Puisque vous évoquez Carl-Henri Morisset, comment choisissez-vous vos musiciens, pour les disques comme pour les concerts. On peut remarquer que, si vous jouez souvent avec des interprètes de renommée internationale, Enrico Pieranunzi, Billy Hart, Dave Liebman, Kurt Rosenwinkel, vous jouez aussi avec des plus jeunes comme Airelle Besson, Pierrick Pedron, Vincent Le Quang ou récemment le guitariste Gabriel Gosse.

Quand j’étais jeune, j’ai été pris par des musiciens plus âgés, quand je me suis lancé au conservatoire comme professeur – pendant 25 ans – puis comme chef de département au CNSMD  – pendant 20 ans – j’ai connu et sélectionné des jeunes qui sont devenus des acteurs de la scène française. Du coup cela m’a paru normal d’inclure, selon mes affinités bien sûr, des musiciens d’une génération nouvelle, et de les mélanger avec moi et des musiciens de ma génération. Dans « My Chet My Song », il y a Bruno Ruder, un pianiste extraordinaire. On a joué ensemble pendant plus de 10 ans, et aujourd’hui il fait une brillante carrière. Après Bruno, il y a eu Paul Lay qui fait la carrière que vous connaissez. Et maintenant c’est Carl–Henri Morisset, il a commencé avec moi, à Turin en 2013. Onze ans que l’on travaille ensemble, on a fait huit ou neuf pays, je ne me souviens plus exactement.  Quand il y a ces affinités, l’âge compte peu. Surtout s’ils grandissent avec moi. Et si on joue avec Pierrick Pedron ou Billy Hart, ils sont portés. Des expériences importantes.  Après Carl, il y a aussi le saxophoniste allemand Jan Prax qui sera dans le projet des Émouvantes à Marseille. Jan, je l’ai connu lors d’un projet qui mélangeait des étudiants français et allemands. Je l’avais choisi et on joue ensemble, depuis 2015, si ma mémoire est bonne. C’est un super musicien, multi instrumentiste et d’ailleurs, il aussi un duo avec Carl. Il se sont rencontrés en jouant avec moi. Tout cela a, il me semble, un sens; de leur permettre d’avoir accès à des choses qu’ils auraient peut-être mis plus de temps à obtenir. C’est pour cela que je les inclus dans ce type de projet, celui de fin septembre à Marseille.

C’est une passation en quelque sorte ?

Oui, exactement.
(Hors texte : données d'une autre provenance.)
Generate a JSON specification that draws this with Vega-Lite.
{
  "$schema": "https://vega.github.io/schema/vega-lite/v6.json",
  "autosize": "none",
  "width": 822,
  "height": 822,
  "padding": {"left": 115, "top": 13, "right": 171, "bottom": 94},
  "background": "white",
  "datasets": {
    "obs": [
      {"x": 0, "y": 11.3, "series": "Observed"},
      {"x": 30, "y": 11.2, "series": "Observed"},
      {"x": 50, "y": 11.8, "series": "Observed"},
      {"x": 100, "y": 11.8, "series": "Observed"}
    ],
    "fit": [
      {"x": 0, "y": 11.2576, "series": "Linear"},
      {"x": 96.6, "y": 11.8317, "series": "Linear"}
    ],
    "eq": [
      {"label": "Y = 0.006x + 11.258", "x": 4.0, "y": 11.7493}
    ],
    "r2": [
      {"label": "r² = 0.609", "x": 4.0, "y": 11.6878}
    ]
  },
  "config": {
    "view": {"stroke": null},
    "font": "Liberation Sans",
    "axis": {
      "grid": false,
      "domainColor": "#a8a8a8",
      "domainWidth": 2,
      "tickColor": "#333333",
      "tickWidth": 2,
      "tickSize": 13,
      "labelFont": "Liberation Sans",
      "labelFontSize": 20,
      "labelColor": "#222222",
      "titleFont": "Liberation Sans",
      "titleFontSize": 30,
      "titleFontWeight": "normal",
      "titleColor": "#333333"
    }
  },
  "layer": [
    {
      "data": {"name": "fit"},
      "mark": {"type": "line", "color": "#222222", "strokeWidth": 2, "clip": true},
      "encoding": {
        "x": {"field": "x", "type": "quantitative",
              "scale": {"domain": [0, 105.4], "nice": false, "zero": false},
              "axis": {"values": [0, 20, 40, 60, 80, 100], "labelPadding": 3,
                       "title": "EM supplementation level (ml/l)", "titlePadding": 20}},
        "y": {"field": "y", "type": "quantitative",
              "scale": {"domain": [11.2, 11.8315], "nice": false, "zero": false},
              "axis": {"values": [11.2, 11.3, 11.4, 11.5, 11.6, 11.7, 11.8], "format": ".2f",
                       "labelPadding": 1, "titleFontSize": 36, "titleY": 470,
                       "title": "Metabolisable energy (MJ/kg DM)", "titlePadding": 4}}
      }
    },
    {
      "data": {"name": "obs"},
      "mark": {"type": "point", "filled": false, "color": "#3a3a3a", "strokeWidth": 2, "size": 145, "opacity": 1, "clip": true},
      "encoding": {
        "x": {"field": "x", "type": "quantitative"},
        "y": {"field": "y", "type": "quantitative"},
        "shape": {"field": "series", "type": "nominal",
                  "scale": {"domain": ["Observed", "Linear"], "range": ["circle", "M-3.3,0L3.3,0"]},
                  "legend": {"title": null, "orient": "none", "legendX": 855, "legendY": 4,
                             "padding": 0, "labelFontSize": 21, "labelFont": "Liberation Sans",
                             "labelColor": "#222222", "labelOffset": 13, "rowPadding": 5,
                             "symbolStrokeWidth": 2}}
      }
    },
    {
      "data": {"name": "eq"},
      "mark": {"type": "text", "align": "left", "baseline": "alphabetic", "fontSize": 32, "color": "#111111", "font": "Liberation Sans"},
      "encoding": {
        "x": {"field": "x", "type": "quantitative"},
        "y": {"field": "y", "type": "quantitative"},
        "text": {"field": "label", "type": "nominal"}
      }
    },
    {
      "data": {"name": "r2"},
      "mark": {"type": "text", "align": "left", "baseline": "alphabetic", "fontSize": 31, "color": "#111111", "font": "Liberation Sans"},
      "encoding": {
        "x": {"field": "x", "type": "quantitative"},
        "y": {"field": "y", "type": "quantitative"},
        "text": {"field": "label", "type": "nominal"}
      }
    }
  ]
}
J’en ai profité quand j’étais jeune, j’essaie d’en faire profiter maintenant des plus jeunes. Et il faut dire aussi que c’est agréable de jouer avec ces jeunes. Cela donne de l’énergie.

« Nous vibrons, donc nous sommes », écrivez-vous pour les notes de pochette de « My  Chet, My Song », cela définit bien votre parcours, votre musique.

Oui, vibrer, il y a bien sûr les instruments mais aussi, et surtout, l’être humain, on est fait pour vibrer et si possible pour vibrer ensemble. L’empathie individuelle qui se partage entre tous. Et malheureusement sur cette planète, il faut espérer en des temps meilleurs pour tout ce qui est empathie.